* **Aim**: Copy the lines from the start of the records below through the line containing "return (H - B - p) / PH", both included, and leave out the pictures.

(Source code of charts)
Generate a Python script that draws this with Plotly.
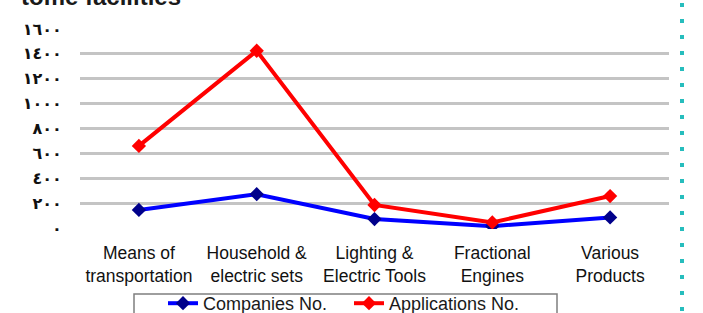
import plotly.graph_objects as go

categories = ["Means of<br>transportation", "Household &<br>electric sets", "Lighting &<br>Electric Tools",
              "Fractional<br>Engines", "Various<br>Products"]
companies = [145, 272, 72, 15, 85]
applications = [660, 1425, 185, 45, 257]
tick_vals = [0, 200, 400, 600, 800, 1000, 1200, 1400, 1600]
tick_text = ["٠", "٢٠٠", "٤٠٠", "٦٠٠", "٨٠٠", "١٠٠٠", "١٢٠٠", "١٤٠٠", "١٦٠٠"]

W, H = 703, 313
L, R, T, B = 80, 34, 28, 84
PW, PH = W - L - R, H - T - B

def px_x(p):
    return (p - L) / PW

def px_y(p):
    return (H - B - p) / PH

fig = go.Figure()
fig.add_trace(go.Scatter(
    x=categories, y=companies, name="Companies No.", mode="lines+markers",
    line=dict(color="#0000FF", width=4),
    marker=dict(symbol="diamond", size=11, color="#00008B"),
))
fig.add_trace(go.Scatter(
    x=categories, y=applications, name="Applications No.", mode="lines+markers",
    line=dict(color="#FF0000", width=4),
    marker=dict(symbol="diamond", size=11, color="#FF0000"),
))

fig.update_layout(
    width=W, height=H,
    margin=dict(l=L, r=R, t=T, b=B, autoexpand=False),
    paper_bgcolor="white", plot_bgcolor="white",
    font=dict(family="Liberation Sans, Arial", color="#1a1a1a"),
    showlegend=True,
    legend=dict(
        orientation="h", x=px_x(163), xanchor="left", y=px_y(285), yanchor="top",
        font=dict(size=18, color="#1a1a1a"), bgcolor="rgba(0,0,0,0)",
        entrywidth=141, entrywidthmode="pixels", itemwidth=30,
    ),
    xaxis=dict(
        showgrid=False, showline=False, zeroline=False, automargin=False,
        tickfont=dict(size=17.5, color="#111111"), ticks="outside", ticklen=8,
        tickcolor="rgba(0,0,0,0)",
        range=[-0.5, 4.5],
    ),
    yaxis=dict(
        range=[-8, 1608], tickvals=tick_vals, ticktext=tick_text, automargin=False,
        showgrid=True, gridcolor="#C4C4C4", gridwidth=2.5,
        zeroline=False, showline=False,
        tickfont=dict(size=16, family="DejaVu Sans", color="#111111", weight="bold"),
        ticks="outside", ticklen=14, tickcolor="rgba(0,0,0,0)",
    ),
    shapes=[
        dict(type="rect", xref="paper", yref="paper",
             x0=px_x(134), x1=px_x(557), y0=px_y(294), y1=px_y(330),
             line=dict(color="#7f7f7f", width=1.5), fillcolor="rgba(0,0,0,0)"),
        dict(type="line", xref="paper", yref="paper",
             x0=px_x(682), x1=px_x(682), y0=px_y(3), y1=px_y(330),
             line=dict(color="#26BDBD", width=4, dash="4px,12px")),
    ],
    annotations=[
        dict(text="<b>tome facilities</b>", xref="paper", yref="paper",
             x=px_x(19), xanchor="left", y=px_y(12), yanchor="bottom",
             showarrow=False, font=dict(size=24, color="#1a1a1a",
                                        family="Liberation Sans, Arial")),
    ],
)

fig.write_html("out.html", config={"displayModeBar": False},
               post_script="document.body.style.margin='0';document.body.style.overflow='hidden';")
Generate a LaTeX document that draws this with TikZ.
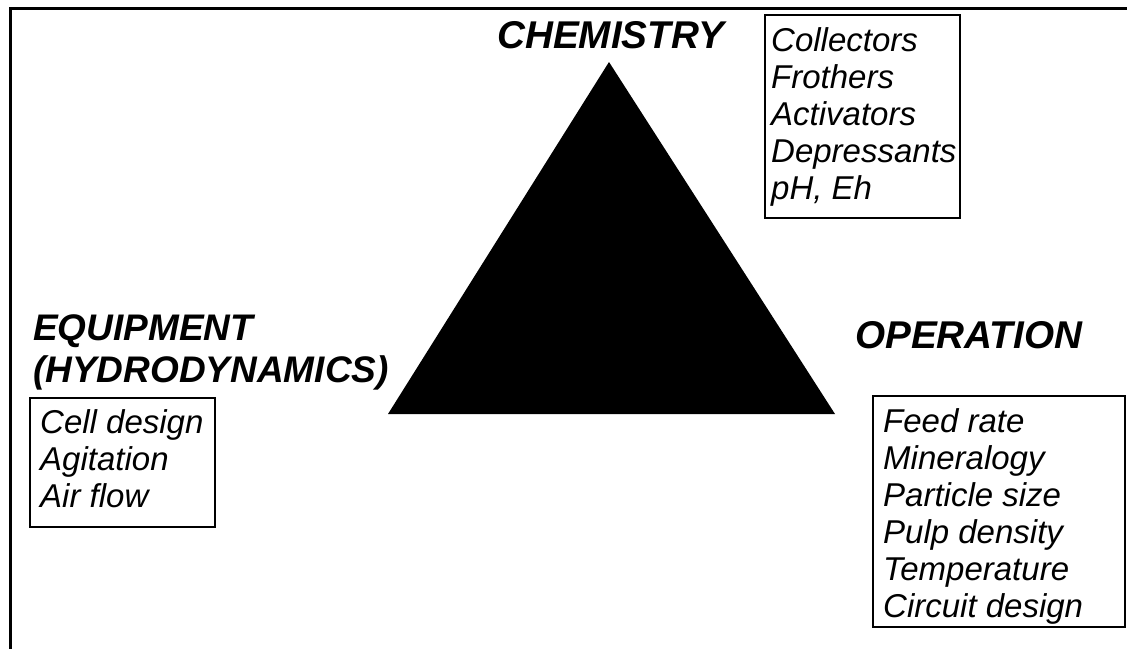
\documentclass[tikz,border=0pt]{standalone}
\usepackage{fontspec}
\setmainfont{Liberation Sans}
\begin{document}
\begin{tikzpicture}[x=1pt,y=-1pt,
  title/.style={anchor=base west,inner sep=0pt,font=\fontsize{37}{42}\selectfont\bfseries\itshape},
  bigtitle/.style={title,font=\fontsize{38.7}{42}\selectfont\bfseries\itshape},
  listtext/.style={anchor=base west,inner sep=0pt,font=\fontsize{33}{37}\selectfont\itshape},
  listbox/.style={draw,line width=1.5pt}]
\useasboundingbox (0,0) rectangle (1127,648);
% outer frame (continues beyond the right and bottom edges)
\draw[line width=3pt] (10,660) -- (10,8) -- (1140,8);
% triangle
\coordinate (apex) at (609,62);
\coordinate (bl) at (388,414);
\coordinate (br) at (835,414);
\fill[black] (apex) -- (bl) -- (br) -- cycle;
% titles
\node[bigtitle] (chem) at (497,48) {CHEMISTRY};
\node[title] (equip1) at (33,340) {EQUIPMENT};
\node[title] (equip2) at (33,382) {(HYDRODYNAMICS)};
\node[bigtitle] (oper) at (855,348) {OPERATION};
% chemistry list
\draw[listbox] (765,15) rectangle (960,218);
\node[listtext] (chemlist) at (771,51) {\begin{tabular}[t]{@{}l@{}}Collectors\\Frothers\\Activators\\Depressants\\pH, Eh\end{tabular}};
% equipment list
\draw[listbox] (30,398) rectangle (215,527);
\node[listtext] (equiplist) at (40,433) {\begin{tabular}[t]{@{}l@{}}Cell design\\Agitation\\Air flow\end{tabular}};
% operation list
\draw[listbox] (873,396) rectangle (1125,627);
\node[listtext] (operlist) at (883,432) {\begin{tabular}[t]{@{}l@{}}Feed rate\\Mineralogy\\Particle size\\Pulp density\\Temperature\\Circuit design\end{tabular}};
\end{tikzpicture}
\end{document}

* **Result of the task**:
Generate a Python script that draws this with Plotly.
import plotly.graph_objects as go

categories = ["Means of<br>transportation", "Household &<br>electric sets", "Lighting &<br>Electric Tools",
              "Fractional<br>Engines", "Various<br>Products"]
companies = [145, 272, 72, 15, 85]
applications = [660, 1425, 185, 45, 257]
tick_vals = [0, 200, 400, 600, 800, 1000, 1200, 1400, 1600]
tick_text = ["٠", "٢٠٠", "٤٠٠", "٦٠٠", "٨٠٠", "١٠٠٠", "١٢٠٠", "١٤٠٠", "١٦٠٠"]

W, H = 703, 313
L, R, T, B = 80, 34, 28, 84
PW, PH = W - L - R, H - T - B

def px_x(p):
    return (p - L) / PW

def px_y(p):
    return (H - B - p) / PH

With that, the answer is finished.